The year before a junior high school was built in Burnt Hills, parents were pulling out their hair.
Burnt Hills-Ballston Lake High School was so crowded that students went to school in shifts in 1959 and 1960 — junior high in the morning and senior high in the afternoon, said Ballston historian Rick Reynolds.
“In reading articles about that period of time, the kids didn’t mind it a great deal, but the parents went crazy,” Reynolds said. Those with children in more than one level had a tough time with the varied schedules.
All around the Capital Region at that time, school populations rose along with suburban growth. Locally, General Electric’s success boosted numbers in Glenville and Ballston communities within the school district.
So in 1961, the district opened Burnt Hills-Ballston Lake Junior High School for grades 7 through 9 on Lake Hill Road west of Route 50. It opened Feb. 27.
The past and present school community will celebrate the middle school’s 50th anniversary on Tuesday with an event at the school and other activities during school this week.
Students held a T-shirt contest, and the winning design will be featured at the event. Science teacher Karen Krushelnytsky assembled slide shows with local, national and international events from the last 50 years.
About 60 former staffers plan to attend Tuesday’s festivities, Reynolds said, including retired Superintendent Richard O’Rourke, now 82.
Officials named the middle school for O’Rourke in 1994, the year he retired after 25 years as superintendent.
“I certainly was honored, and they were satisfied with my service,” O’Rourke said.
O’Rourke came to Burnt Hills after moving up the ranks at the only other school district where he worked — Detroit city schools. He was born in Pennsylvania and grew up in Detroit.
When he got the job, he, wife Barbara and their three children moved east to a place where they knew no one.
“My family and I had vacationed through this area the summer before and liked the area,” he recalled. His children graduated from Burnt Hills and have since moved away.
Now O’Rourke serves on the board of trustees for the Charlton School for Girls, is active in the Burnt Hills-Ballston Lake Rotary and is on the board of the Burnt Hills-Ballston Lake Education Foundation.
Reynolds, the town historian, is also a retired social studies teacher from the middle school.

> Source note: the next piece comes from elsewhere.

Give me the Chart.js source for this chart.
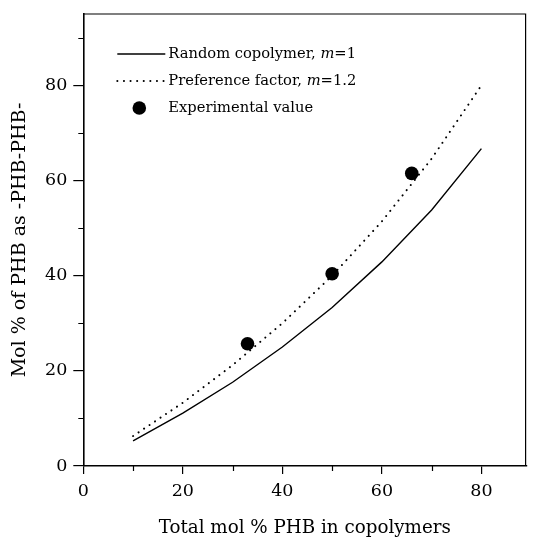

His daughter, Lindsay Armbruster, now teaches there and is co-chairwoman of the anniversary event with Nancy Pearse, O’Rourke assistant principal.
Armbruster went to school at O’Rourke, graduated from the high school in 2000 and returned to the middle school later as a health teacher.
“I’ve worked in many different schools, and there’s just something about the people here,” she said. “I love coming to work every day. I think there’s so many people that share that same feeling.”
Many of the teachers stay a long time.
“We don’t have much turnover, because people are happy here,” Armbruster said. “There’s just something about this place that sucks people in.”